= PROMPT =
Skip every image and restate the data word for word.

☆ ☆ ☆ ☆

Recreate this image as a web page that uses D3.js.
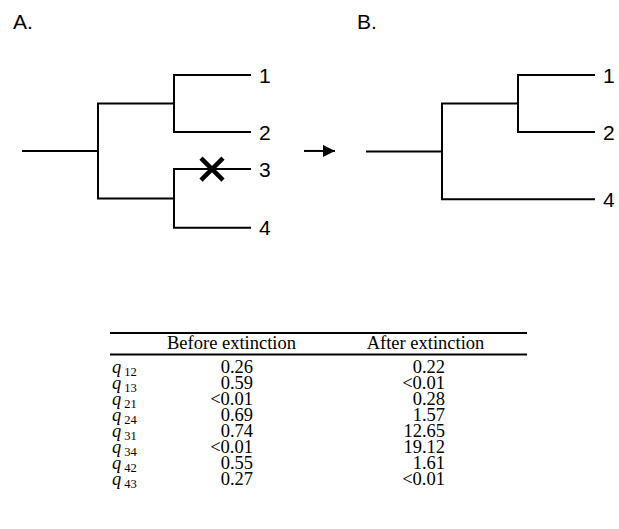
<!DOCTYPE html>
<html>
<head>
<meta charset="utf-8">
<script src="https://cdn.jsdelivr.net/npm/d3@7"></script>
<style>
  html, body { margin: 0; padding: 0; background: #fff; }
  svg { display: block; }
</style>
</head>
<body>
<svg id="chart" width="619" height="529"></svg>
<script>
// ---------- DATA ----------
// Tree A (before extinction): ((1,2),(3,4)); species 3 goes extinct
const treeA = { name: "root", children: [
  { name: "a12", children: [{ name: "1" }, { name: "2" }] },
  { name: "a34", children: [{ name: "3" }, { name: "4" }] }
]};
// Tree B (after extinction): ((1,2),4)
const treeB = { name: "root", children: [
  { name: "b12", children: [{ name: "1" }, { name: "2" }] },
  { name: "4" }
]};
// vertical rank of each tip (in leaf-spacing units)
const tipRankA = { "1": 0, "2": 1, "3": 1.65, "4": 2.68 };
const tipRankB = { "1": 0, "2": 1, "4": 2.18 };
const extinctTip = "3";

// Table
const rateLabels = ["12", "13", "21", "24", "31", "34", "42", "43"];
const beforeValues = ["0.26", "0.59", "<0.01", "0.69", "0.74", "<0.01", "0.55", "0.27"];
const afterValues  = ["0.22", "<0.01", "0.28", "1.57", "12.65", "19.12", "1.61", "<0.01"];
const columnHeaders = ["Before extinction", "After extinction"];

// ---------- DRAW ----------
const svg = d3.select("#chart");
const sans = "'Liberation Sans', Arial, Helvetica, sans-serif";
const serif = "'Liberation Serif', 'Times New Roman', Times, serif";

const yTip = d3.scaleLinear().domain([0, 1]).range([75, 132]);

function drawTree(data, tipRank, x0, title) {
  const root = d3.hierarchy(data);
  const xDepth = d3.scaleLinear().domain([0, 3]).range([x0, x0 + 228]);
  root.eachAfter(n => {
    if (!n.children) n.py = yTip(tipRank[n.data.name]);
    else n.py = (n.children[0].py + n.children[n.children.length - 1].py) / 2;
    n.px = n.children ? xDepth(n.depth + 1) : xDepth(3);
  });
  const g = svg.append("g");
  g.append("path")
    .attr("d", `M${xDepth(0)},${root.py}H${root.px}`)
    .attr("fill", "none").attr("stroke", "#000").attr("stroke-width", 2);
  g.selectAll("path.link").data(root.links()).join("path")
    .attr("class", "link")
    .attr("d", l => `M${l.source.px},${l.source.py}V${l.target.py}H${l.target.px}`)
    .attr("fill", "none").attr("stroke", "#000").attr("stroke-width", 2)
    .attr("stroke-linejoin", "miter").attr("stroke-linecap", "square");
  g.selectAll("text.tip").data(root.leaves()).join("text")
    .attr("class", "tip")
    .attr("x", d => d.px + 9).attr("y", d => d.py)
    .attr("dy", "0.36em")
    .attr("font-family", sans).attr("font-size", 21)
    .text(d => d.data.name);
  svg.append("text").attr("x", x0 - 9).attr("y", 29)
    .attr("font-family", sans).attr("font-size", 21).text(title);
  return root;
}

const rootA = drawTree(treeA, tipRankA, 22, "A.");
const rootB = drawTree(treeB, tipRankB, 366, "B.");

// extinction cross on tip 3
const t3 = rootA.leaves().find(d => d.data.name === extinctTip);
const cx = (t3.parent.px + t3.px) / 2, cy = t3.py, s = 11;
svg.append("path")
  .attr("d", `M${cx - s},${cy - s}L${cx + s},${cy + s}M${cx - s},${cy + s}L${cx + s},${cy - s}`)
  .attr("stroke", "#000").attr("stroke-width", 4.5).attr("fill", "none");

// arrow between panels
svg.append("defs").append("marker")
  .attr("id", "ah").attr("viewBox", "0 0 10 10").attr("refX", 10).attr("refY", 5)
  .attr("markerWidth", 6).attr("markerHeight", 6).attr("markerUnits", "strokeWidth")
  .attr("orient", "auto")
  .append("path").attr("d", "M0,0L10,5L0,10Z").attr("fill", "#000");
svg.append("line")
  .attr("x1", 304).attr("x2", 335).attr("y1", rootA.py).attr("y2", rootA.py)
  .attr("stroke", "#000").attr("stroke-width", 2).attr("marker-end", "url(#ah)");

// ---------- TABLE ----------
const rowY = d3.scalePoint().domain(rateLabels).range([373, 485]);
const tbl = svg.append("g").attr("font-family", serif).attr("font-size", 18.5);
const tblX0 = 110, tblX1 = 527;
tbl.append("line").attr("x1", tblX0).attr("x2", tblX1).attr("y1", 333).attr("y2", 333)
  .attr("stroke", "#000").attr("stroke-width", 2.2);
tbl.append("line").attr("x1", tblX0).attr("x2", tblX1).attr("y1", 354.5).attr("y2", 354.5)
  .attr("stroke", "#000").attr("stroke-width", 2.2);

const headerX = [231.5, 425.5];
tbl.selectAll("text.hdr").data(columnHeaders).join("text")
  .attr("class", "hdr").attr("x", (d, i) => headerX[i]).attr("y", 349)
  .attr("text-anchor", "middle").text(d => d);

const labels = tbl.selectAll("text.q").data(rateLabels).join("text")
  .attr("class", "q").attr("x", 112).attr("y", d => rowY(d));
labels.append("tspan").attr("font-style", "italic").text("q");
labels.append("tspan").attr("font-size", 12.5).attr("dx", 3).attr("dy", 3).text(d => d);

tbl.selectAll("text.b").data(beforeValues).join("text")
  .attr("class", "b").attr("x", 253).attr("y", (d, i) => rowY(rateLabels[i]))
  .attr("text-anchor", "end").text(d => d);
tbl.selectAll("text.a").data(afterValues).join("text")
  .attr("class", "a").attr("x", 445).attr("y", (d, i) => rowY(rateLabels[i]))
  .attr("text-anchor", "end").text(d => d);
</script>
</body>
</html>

☆ ☆ ☆ ☆

= EXPECTED OUTPUT =
Recreate this image as a web page that uses D3.js.
<!DOCTYPE html>
<html>
<head>
<meta charset="utf-8">
<script src="https://cdn.jsdelivr.net/npm/d3@7"></script>
<style>
  html, body { margin: 0; padding: 0; background: #fff; }
  svg { display: block; }
</style>
</head>
<body>
<svg id="chart" width="619" height="529"></svg>
<script>
// ---------- DATA ----------
// Tree A (before extinction): ((1,2),(3,4)); species 3 goes extinct
const treeA = { name: "root", children: [
  { name: "a12", children: [{ name: "1" }, { name: "2" }] },
  { name: "a34", children: [{ name: "3" }, { name: "4" }] }
]};
// Tree B (after extinction): ((1,2),4)
const treeB = { name: "root", children: [
  { name: "b12", children: [{ name: "1" }, { name: "2" }] },
  { name: "4" }
]};
// vertical rank of each tip (in leaf-spacing units)
const tipRankA = { "1": 0, "2": 1, "3": 1.65, "4": 2.68 };
const tipRankB = { "1": 0, "2": 1, "4": 2.18 };
const extinctTip = "3";

// Table
const rateLabels = ["12", "13", "21", "24", "31", "34", "42", "43"];
const beforeValues = ["0.26", "0.59", "<0.01", "0.69", "0.74", "<0.01", "0.55", "0.27"];
const afterValues  = ["0.22", "<0.01", "0.28", "1.57", "12.65", "19.12", "1.61", "<0.01"];
const columnHeaders = ["Before extinction", "After extinction"];

// ---------- DRAW ----------
const svg = d3.select("#chart");
const sans = "'Liberation Sans', Arial, Helvetica, sans-serif";
const serif = "'Liberation Serif', 'Times New Roman', Times, serif";

const yTip = d3.scaleLinear().domain([0, 1]).range([75, 132]);

function drawTree(data, tipRank, x0, title) {
  const root = d3.hierarchy(data);
  const xDepth = d3.scaleLinear().domain([0, 3]).range([x0, x0 + 228]);
  root.eachAfter(n => {
    if (!n.children) n.py = yTip(tipRank[n.data.name]);
    else n.py = (n.children[0].py + n.children[n.children.length - 1].py) / 2;
    n.px = n.children ? xDepth(n.depth + 1) : xDepth(3);
  });
  const g = svg.append("g");
  g.append("path")
    .attr("d", `M${xDepth(0)},${root.py}H${root.px}`)
    .attr("fill", "none").attr("stroke", "#000").attr("stroke-width", 2);
  g.selectAll("path.link").data(root.links()).join("path")
    .attr("class", "link")
    .attr("d", l => `M${l.source.px},${l.source.py}V${l.target.py}H${l.target.px}`)
    .attr("fill", "none").attr("stroke", "#000").attr("stroke-width", 2)
    .attr("stroke-linejoin", "miter").attr("stroke-linecap", "square");
  g.selectAll("text.tip").data(root.leaves()).join("text")
    .attr("class", "tip")
    .attr("x", d => d.px + 9).attr("y", d => d.py)
    .attr("dy", "0.36em")
    .attr("font-family", sans).attr("font-size", 21)
    .text(d => d.data.name);
  svg.append("text").attr("x", x0 - 9).attr("y", 29)
    .attr("font-family", sans).attr("font-size", 21).text(title);
  return root;
}

const rootA = drawTree(treeA, tipRankA, 22, "A.");
const rootB = drawTree(treeB, tipRankB, 366, "B.");

// extinction cross on tip 3
const t3 = rootA.leaves().find(d => d.data.name === extinctTip);
const cx = (t3.parent.px + t3.px) / 2, cy = t3.py, s = 11;
svg.append("path")
  .attr("d", `M${cx - s},${cy - s}L${cx + s},${cy + s}M${cx - s},${cy + s}L${cx + s},${cy - s}`)
  .attr("stroke", "#000").attr("stroke-width", 4.5).attr("fill", "none");

// arrow between panels
svg.append("defs").append("marker")
  .attr("id", "ah").attr("viewBox", "0 0 10 10").attr("refX", 10).attr("refY", 5)
  .attr("markerWidth", 6).attr("markerHeight", 6).attr("markerUnits", "strokeWidth")
  .attr("orient", "auto")
  .append("path").attr("d", "M0,0L10,5L0,10Z").attr("fill", "#000");
svg.append("line")
  .attr("x1", 304).attr("x2", 335).attr("y1", rootA.py).attr("y2", rootA.py)
  .attr("stroke", "#000").attr("stroke-width", 2).attr("marker-end", "url(#ah)");

// ---------- TABLE ----------
const rowY = d3.scalePoint().domain(rateLabels).range([373, 485]);
const tbl = svg.append("g").attr("font-family", serif).attr("font-size", 18.5);
const tblX0 = 110, tblX1 = 527;
tbl.append("line").attr("x1", tblX0).attr("x2", tblX1).attr("y1", 333).attr("y2", 333)
  .attr("stroke", "#000").attr("stroke-width", 2.2);
tbl.append("line").attr("x1", tblX0).attr("x2", tblX1).attr("y1", 354.5).attr("y2", 354.5)
  .attr("stroke", "#000").attr("stroke-width", 2.2);

const headerX = [231.5, 425.5];
tbl.selectAll("text.hdr").data(columnHeaders).join("text")
  .attr("class", "hdr").attr("x", (d, i) => headerX[i]).attr("y", 349)
  .attr("text-anchor", "middle").text(d => d);

const labels = tbl.selectAll("text.q").data(rateLabels).join("text")
  .attr("class", "q").attr("x", 112).attr("y", d => rowY(d));
labels.append("tspan").attr("font-style", "italic").text("q");
labels.append("tspan").attr("font-size", 12.5).attr("dx", 3).attr("dy", 3).text(d => d);

tbl.selectAll("text.b").data(beforeValues).join("text")
  .attr("class", "b").attr("x", 253).attr("y", (d, i) => rowY(rateLabels[i]))
  .attr("text-anchor", "end").text(d => d);
tbl.selectAll("text.a").data(afterValues).join("text")
  .attr("class", "a").attr("x", 445).attr("y", (d, i) => rowY(rateLabels[i]))
  .attr("text-anchor", "end").text(d => d);
</script>
</body>
</html>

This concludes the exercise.